Wattleseeds are the edible seeds from any of 120 species of Australian Acacia that were traditionally used as food by Aboriginal Australians, and eaten either green (and cooked) or dried (and milled to a flour) to make a type of bush bread. Acacia murrayana and A. victoriae have been studied as candidates for commercial production.

Acacia seed flour has recently gained popularity in Australia due to its high nutritional content, hardiness, and low toxicity. Due to its low glycemic index, it is suitable for incorporation into diabetic foods. It is used due to its chocolate, coffee, hazelnut flavour profile. It is added to ice cream, granola, bread, chocolate, coffee, and used by chefs to enhance sauces and dairy desserts.

== History ==
Wattleseeds were a relatively recent addition to Aboriginal Australian diets with specialized seed grinders first dated to 1000 years ago. Many species require pre-treatment of seeds through parching at high temperatures, soaking, or cracking using seed grinders. Following the colonization of Australia, consumption of wattleseed decreased but was not eliminated. As early as 1814, Australian Acacia species were recognized for their tannin content and developed into plantation crops across the British Empire. Several species, including Acacia colei and A. mearnsii, have been maintained for their wattleseed in Niger and South Africa respectively.

== Cultivation ==
Wattleseed Acacia are perennial woody crops of varying age and size with some reaching 4m tall and 5m across. Their large size and multiple stems is an impediment to harvesting and has resulted in the development of several strategies of collecting seed pods, including 'finger stripping' of pods off of foliage, 'butt shaking' of the tree to dislodge pods, and whole biomass harvesting. The large number of species of Acacia has been seen as beneficial for the development of wattleseed as a commercial crop.

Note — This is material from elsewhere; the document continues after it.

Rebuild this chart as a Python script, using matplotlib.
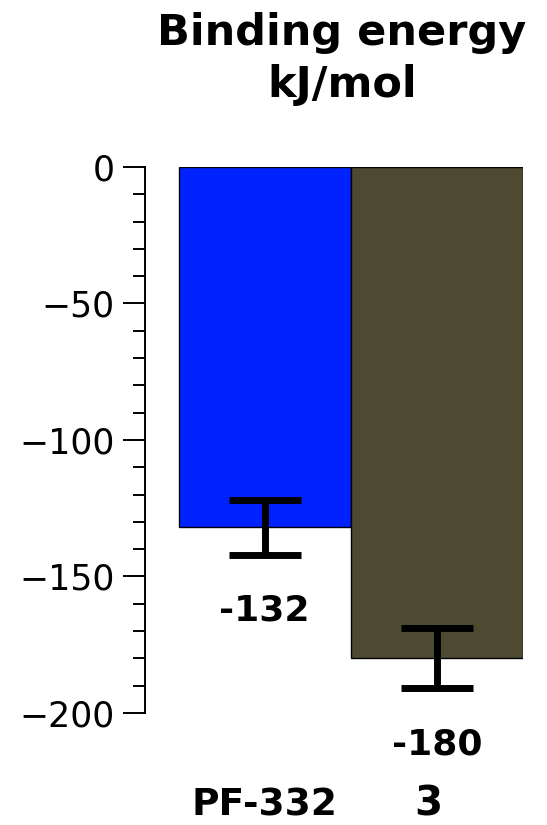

Trees can be arranged as either alley or phase arrangements for plantations, but Acacia have also seen use as windbreaks and groundcover for high salinity areas. Preparation can involve deep ripping of the soil to allow for water to soak as well as species specific pre-treatments. Water stress has the possibility to induce flowering and increase seed production with sufficient nutrient availability. The longevity of trees depends on spacing, climate, and species. In A. victoriae, trees do not begin flowering until 2–4 years old.